Friday, September 18, 2020

The Corona Chronicles: Chapter 12

 Back so soon? I am indeed.

(Source)


As you may recall, I began my last Corona-related post by saying "It's been another month and a half of little to say."

I know better than to say that again.

The last 10 days have been insane.

It started with a post going around Facebook among my local friends. We were told to be aware of an impending "wind event" on Monday the 7th, which may cause downed power lines, which may cause fires. This turned out to be accurate. Our power went out for about 5 hours Monday evening, an event which not only triggered the emergency lights I got on Amazon six years ago and have rarely been able to utilize ("yay, they work!") but also panic ("The freezer's off! Save the ice cream!") 

The winds continued for several days, and the news came that wildfires were starting to pop up everywhere. Usually I don't think much about wildfires. I live in the suburbs. The forests are all over... thatway. But now they felt substantially closer. Like the ominous lights of the intruding City in The Little House. 

News buzzed about evacuation zones. Several of my co-workers and relatives were in Zone 2, meaning "be ready to get the hell outta there."

On Wednesday it was still dry, warm, and windy. We have a group of people living across the street who smoke out on their driveway day and night. On Wednesday someone didn't put out their cigarette properly when they threw it in the coffee can with the 100 butts already in there. They'd gone back inside when I saw the smoke billowing toward our house. I admit to panicking a little. I kept remembering something about how you're not supposed to douse campfires with water. Not that a can full of burning cigarettes = a campfire, but wasn't there something about water scattering burning ash everywhere? Anyway, I'd just watered one of our bushes, so I grabbed a handful of wet dirt, sprinkled it into the can, and that seemed to do the trick. Of course, for days afterward, I was peeking through the window, making sure their cigarette can was behaving itself.

By Thursday night, some of my relatives from Zone 2, who had been experiencing awful air for days, came to stay with us. At that point, our air was still okay, and since we were in Zone Nada, it seemed like the best option. My relatives brought a carload of stuff. I began thinking about what things I would take if I had to evacuate. It came down to my baby blanket, my journals, and a photo album. If the rest got burned I'd still miss it, but at least I'd have something. These thoughts, man...

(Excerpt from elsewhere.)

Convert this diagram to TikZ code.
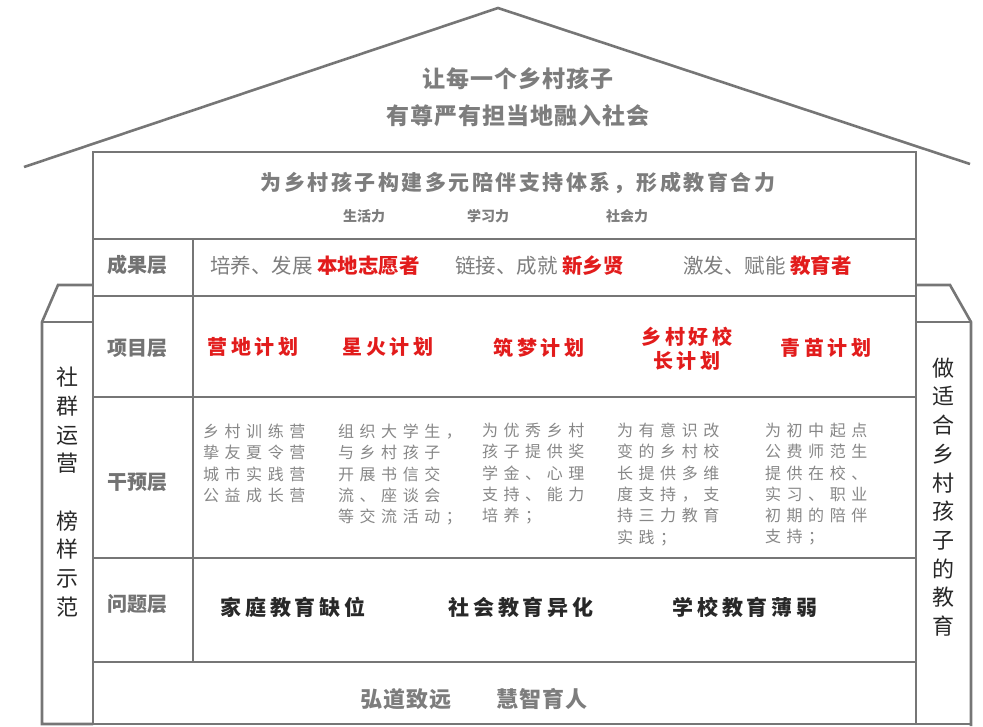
\documentclass[tikz,border=0pt]{standalone}
\usepackage{fontspec}
\setmainfont{Noto Sans CJK SC}
\definecolor{linegray}{RGB}{118,118,118}
\definecolor{txtgray}{RGB}{125,125,125}
\definecolor{lblgray}{RGB}{115,115,115}
\definecolor{intgray}{RGB}{135,135,135}
\definecolor{myred}{RGB}{226,28,28}
\definecolor{darktxt}{RGB}{40,40,40}
\tikzset{
  frame/.style={draw=linegray, line width=2.6pt, line join=miter},
  txt/.style={inner sep=0pt, outer sep=0pt},
  rooftxt/.style={txt, text=txtgray, font={\fontsize{23}{28}\selectfont\bfseries\addfontfeature{LetterSpace=4}}},
  titletxt/.style={txt, text=txtgray, font={\fontsize{21}{26}\selectfont\bfseries\addfontfeature{LetterSpace=12}}},
  subtxt/.style={txt, text=txtgray, font={\fontsize{14}{17}\selectfont\bfseries}},
  lbltxt/.style={txt, text=lblgray, font={\fontsize{20}{24}\selectfont\bfseries}},
  restxt/.style={txt, anchor=west, text=txtgray, font={\fontsize{20.5}{24}\selectfont}},
  projtxt/.style={txt, align=center, text=myred, font={\fontsize{20}{24.5}\selectfont\bfseries\addfontfeature{LetterSpace=18}}},
  intxt/.style={txt, anchor=north west, align=left, text=intgray, font={\fontsize{16}{21.3}\selectfont\addfontfeature{LetterSpace=35}}},
  probtxt/.style={txt, text=darktxt, font={\fontsize{21}{25}\selectfont\bfseries\addfontfeature{LetterSpace=18}}},
  basetxt/.style={txt, text=txtgray, font={\fontsize{22}{26}\selectfont\bfseries\addfontfeature{LetterSpace=6}}},
  piltxt/.style={txt, align=center, text=darktxt, font={\fontsize{22}{28.7}\selectfont}},
}
\begin{document}
\begin{tikzpicture}[x=1pt,y=-1pt]
\useasboundingbox (0,0) rectangle (983,726);
% roof
\draw[frame] (24,167) -- (498,8) -- (970,164);
% main box and rows
\draw[frame] (93,152) rectangle (916,724);
\foreach \yy in {239,296,397,558,662} \draw[frame] (93,\yy) -- (916,\yy);
\draw[frame] (193,239) -- (193,662);
% left pillar
\draw[frame] (93,285) -- (58,285) -- (42,322) -- (42,724) -- (93,724);
\draw[frame] (42,322) -- (93,322);
% right pillar
\draw[frame] (916,285) -- (950,285) -- (971,322) -- (971,726);
\draw[frame] (916,322) -- (971,322);
\draw[frame] (916,724) -- (971,724);

% roof text
\node[rooftxt] (roof1) at (518,79) {让每一个乡村孩子};
\node[rooftxt] (roof2) at (518,116) {有尊严有担当地融入社会};
% vision row
\node[titletxt] (title) at (518,183) {为乡村孩子构建多元陪伴支持体系，形成教育合力};
\node[subtxt] (sub1) at (364,216) {生活力};
\node[subtxt] (sub2) at (488,216) {学习力};
\node[subtxt] (sub3) at (627,216) {社会力};
% layer labels
\node[lbltxt] (l1) at (137,265) {成果层};
\node[lbltxt] (l2) at (137,348) {项目层};
\node[lbltxt] (l3) at (137,482) {干预层};
\node[lbltxt] (l4) at (137,604) {问题层};
% result row
\node[restxt] (r1) at (210,266) {培养、发展 \textcolor{myred}{\bfseries 本地志愿者}};
\node[restxt] (r2) at (455,266) {链接、成就 \textcolor{myred}{\bfseries 新乡贤}};
\node[restxt] (r3) at (683,266) {激发、赋能 \textcolor{myred}{\bfseries 教育者}};
% project row
\node[projtxt] (p1) at (253,347) {营地计划};
\node[projtxt] (p2) at (388,347) {星火计划};
\node[projtxt] (p3) at (539,348) {筑梦计划};
\node[projtxt] (p4) at (687,349) {乡村好校\\长计划};
\node[projtxt] (p5) at (826,348) {青苗计划};
% intervention row
\node[intxt] (i1) at (203,424) {乡村训练营\\挚友夏令营\\城市实践营\\公益成长营};
\node[intxt] (i2) at (338,424) {组织大学生，\\与乡村孩子\\开展书信交\\流、座谈会\\等交流活动；};
\node[intxt] (i3) at (482,423) {为优秀乡村\\孩子提供奖\\学金、心理\\支持、能力\\培养；};
\node[intxt] (i4) at (617,423) {为有意识改\\变的乡村校\\长提供多维\\度支持，支\\持三力教育\\实践；};
\node[intxt] (i5) at (765,423) {为初中起点\\公费师范生\\提供在校、\\实习、职业\\初期的陪伴\\支持；};
% problem row
\node[probtxt] (q1) at (293,607) {家庭教育缺位};
\node[probtxt] (q2) at (521,607) {社会教育异化};
\node[probtxt] (q3) at (745,607) {学校教育薄弱};
% base row
\node[basetxt] (b1) at (406,699) {弘道致远};
\node[basetxt] (b2) at (542,699) {慧智育人};
% pillars
\node[piltxt] (lp) at (67,492) {社\\群\\运\\营\\[28.7pt]榜\\样\\示\\范};
\node[piltxt] (rp) at (943,497) {做\\适\\合\\乡\\村\\孩\\子\\的\\教\\育};
\end{tikzpicture}
\end{document}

The relatives were with us for a week. The smoke here got worse, but we kept it mostly at bay via towels under the doors, an air filter, and a pot of boiling water on the stove. Being trapped indoors? Ah, memories of mid-March, 2020! So long ago, and yet such a familiar time...

We (the Pacific Northwest being "we") kept waiting and hoping for rain. First it was supposed to come on Tuesday the 15th. But it didn't. Then we heard Thursday, maybe Friday.

Today, Friday morning, it came. It came in with a literal bang -- thunder. I don't often wake to noises, but I woke to that. Under the pretense of making sure the cat, who spends most nights in his cat cave in the basement bathroom, was okay (but really, I wanted him to comfort me), at 4am I got up, went downstairs, opened the bathroom door, and stepped in something wet. 

The bathroom was flooding. Because of course it was.

We have a back stairwell, and the drain had apparently gotten clogged. I hurried outside and bailed out several buckets of water, cleared the drain of dead leaves, and then helped my mom towel off the bathroom floor for the next 20 minutes. (The cat ran upstairs without offering any help whatsoever.)

After the bathroom was dry, I asked my mom if she thought the storm drain out on the street might need attention. She said it had been clear the day before. But then she looked out the window and saw a lake forming in the street. So I put on long rubber gloves, plunged my arms into the rushing, freezing cold water, and tried to clear the clog. During the storm, all the debris from the entire street -- pine needles, leaves, dirt -- had flowed down toward us and gotten trapped. As I worked, there was still thunder and lightning happening (though the storm itself seemed to have moved a few miles away), so I had visions of being electrocuted with my hands in the gutter. That would be one helluva way to go.

But I lived. And the rain did cleanse the air a bit, though overall it's still awful and the whole world is a mess. The wildfires continue to burn, though most evacuees who didn't lose their homes have been able to return, I've heard. Still, many did lose their homes.

Distance learning was supposed to begin this Monday in our school district. It didn't. We couldn't get computers or supplies distributed to kids' families due to the air quality, so we couldn't start classes.

We're supposed to start next week, now.

As one of my coworkers has said, next week we're due for zombies.

If this ends up being my last update, you can safely assume they ate my brain.